On the other side of the world Trump’s clear rhetoric on fear, hate, and misogyny has been informing not only his domestic but also foreign policy. With migrant detention conditions at the borders with clear violations of basic human rights, a clear anti-feminist agenda on sexual and reproductive rights, misogynist power dynamics while conducting diplomatic relations with female foreign world leaders (the case of Denmark and language used), threat to veto UN resolution on rape as weapon of war due to language on sexual and reproductive rights. Hard governance and the capacity of the state to protect its national interests are associated to go hand in hand with misogynism and sexism.

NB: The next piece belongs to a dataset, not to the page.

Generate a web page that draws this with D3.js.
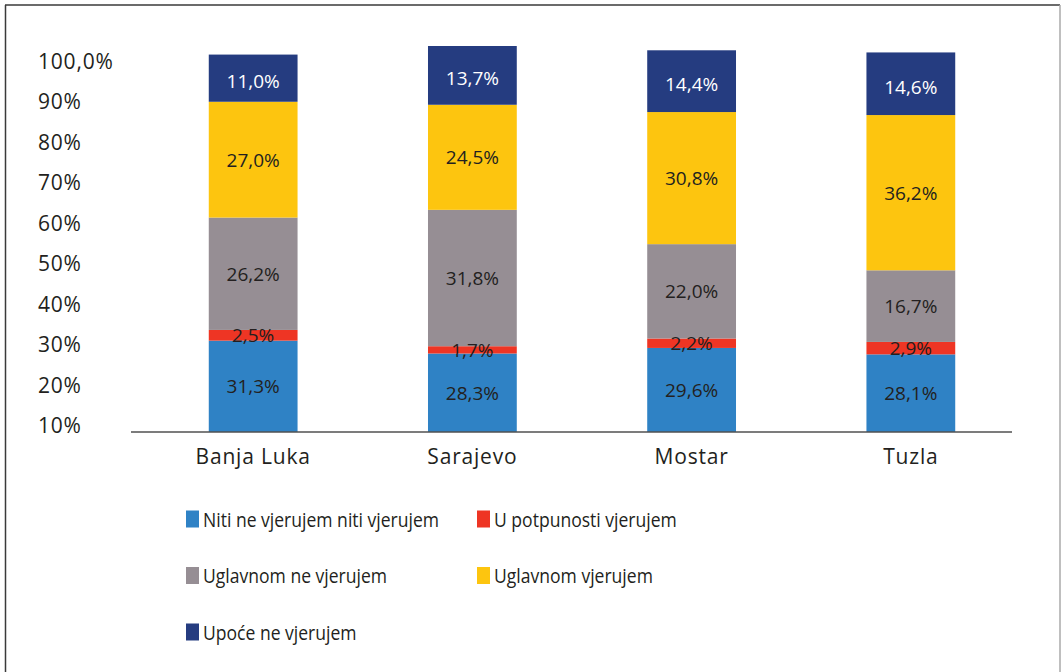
<!DOCTYPE html>
<html>
<head>
<meta charset="utf-8">
<script src="https://cdn.jsdelivr.net/npm/d3@7"></script>
<style>
  body { margin: 0; background: #fff; }
  text { font-family: "Open Sans", sans-serif; fill: #231f20; }
  .axisLabel { font-size: 21px; letter-spacing: 0.8px; }
</style>
</head>
<body>
<svg id="chart" width="1061" height="672"></svg>
<script>
// data
const cities = ["Banja Luka", "Sarajevo", "Mostar", "Tuzla"]
const seriesNames = [
    "Niti ne vjerujem niti vjerujem",
    "U potpunosti vjerujem",
    "Uglavnom ne vjerujem",
    "Uglavnom vjerujem",
    "Upoće ne vjerujem"
]
const nitiNeNiti = [31.3, 28.3, 29.6, 28.1]
const uPotpunosti = [2.5, 1.7, 2.2, 2.9]
const uglavnomNe = [26.2, 31.8, 22.0, 16.7]
const uglavnom = [27.0, 24.5, 30.8, 36.2]
const upoceNe = [11.0, 13.7, 14.4, 14.6]
const seriesColors = ["#2f82c5", "#ee3524", "#968e94", "#fdc50f", "#253c80"]
const labelColors = ["#231f20", "#231f20", "#231f20", "#231f20", "#ffffff"]
const tickValues = [10, 20, 30, 40, 50, 60, 70, 80, 90, 100]
const tickLabels = ["10%", "20%", "30%", "40%", "50%", "60%", "70%", "80%", "90%", "100,0%"]

const svg = d3.select("#chart")
const W = 1061, H = 672

// frame
svg.append("line").attr("x1", 5).attr("y1", 5).attr("x2", 1060).attr("y2", 5)
    .attr("stroke", "#3a3a3a").attr("stroke-width", 1.5)
svg.append("line").attr("x1", 5.5).attr("y1", 5).attr("x2", 5.5).attr("y2", H)
    .attr("stroke", "#3a3a3a").attr("stroke-width", 1.5)
svg.append("line").attr("x1", 1060).attr("y1", 5).attr("x2", 1060).attr("y2", H)
    .attr("stroke", "#aaaaaa").attr("stroke-width", 1.5)

const keys = seriesNames
const rows = cities.map((c, i) => {
    const r = { city: c }
    r[keys[0]] = nitiNeNiti[i]
    r[keys[1]] = uPotpunosti[i]
    r[keys[2]] = uglavnomNe[i]
    r[keys[3]] = uglavnom[i]
    r[keys[4]] = upoceNe[i]
    return r
})
const stacked = d3.stack().keys(keys)(rows)

const x = d3.scaleBand().domain(cities).range([143, 1021]).paddingInner(0.595).paddingOuter(0.3)
const y = d3.scaleLinear().domain([10, 100]).range([432, 46]).clamp(true)
// the tick labels in the source sit on their own spacing
const yLabel = d3.scaleLinear().domain([10, 100]).range([425, 61])

// y labels
svg.append("g").selectAll("text")
    .data(tickValues)
    .enter().append("text")
    .attr("class", "axisLabel")
    .attr("x", 38)
    .attr("y", d => yLabel(d))
    .attr("dominant-baseline", "central")
    .text((d, i) => tickLabels[i])

// bars
const layer = svg.append("g").selectAll("g")
    .data(stacked)
    .enter().append("g")
    .attr("fill", (d, i) => seriesColors[i])

layer.selectAll("rect")
    .data(d => d)
    .enter().append("rect")
    .attr("x", d => x(d.data.city))
    .attr("width", x.bandwidth())
    .attr("y", d => y(d[1]))
    .attr("height", d => y(d[0]) - y(d[1]))

// value labels
const lab = svg.append("g").selectAll("g")
    .data(stacked)
    .enter().append("g")
    .attr("class", "valueLabels")

lab.each(function (s, si) {
    d3.select(this).selectAll("text")
        .data(s)
        .enter().append("text")
        .attr("x", d => x(d.data.city) + x.bandwidth() / 2)
        .attr("y", d => (y(d[0]) + y(d[1])) / 2 + (si === 4 ? 3 : 0))
        .attr("text-anchor", "middle")
        .attr("dominant-baseline", "central")
        .style("font-size", "19px")
        .style("fill", labelColors[si])
        .text(d => d3.format(".1f")(d[1] - d[0]).replace(".", ",") + "%")
})

// x axis
svg.append("line")
    .attr("x1", 131).attr("x2", 1012)
    .attr("y1", y(10)).attr("y2", y(10))
    .attr("stroke", "#505050").attr("stroke-width", 1.5)

svg.append("g").selectAll("text")
    .data(cities)
    .enter().append("text")
    .attr("class", "axisLabel")
    .attr("x", d => x(d) + x.bandwidth() / 2)
    .attr("y", 456)
    .attr("text-anchor", "middle")
    .attr("dominant-baseline", "central")
    .text(d => d)

// legend, two columns
const legend = svg.append("g").selectAll("g")
    .data(seriesNames)
    .enter().append("g")
    .attr("transform", (d, i) => "translate(" + (i % 2 === 0 ? 186 : 477) + "," + (519 + Math.floor(i / 2) * 56.5) + ")")

legend.append("rect")
    .attr("x", 0).attr("y", -8.5)
    .attr("width", 13).attr("height", 17)
    .attr("fill", (d, i) => seriesColors[i])

// legend text is set a bit condensed in the source
legend.append("text")
    .attr("transform", "translate(17,0) scale(0.9,1)")
    .attr("dominant-baseline", "central")
    .style("font-size", "19.5px")
    .text(d => d)
</script>
</body>
</html>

These three distinctive cases demonstrate that political power and the global world order are gendered. Despite the fact that a feminist approach to conducting domestic and foreign politics is based on a cosmopolitan human rights basis it is associated with soft power diminishing state’s capacity to survive in a realist international arena. Nationalism and populism within that context are viewed as necessary evils as forms of hard power. BREXIT, within the context of European Union political developments, in itself questions the availability and capacity of states to commit to cooperation and principles of equality let alone women’s rights and gender equality. The feminist lens of looking into domestic and foreign politics exposes hard questions about the progress on human rights but also the structural changes needed to achieve so in the reorientation of how we approach and conceptualise governance.

A gender lens exposes hard questions and realisations that call us to ask ourselves whether we want to accept concepts of a human condition that lack the capacity to reconcile these dynamics or the setting of a challenging agenda that will aim at reorienting the way we organise ourselves on domestic and international levels. Can we work towards an outward looking and inclusive world order?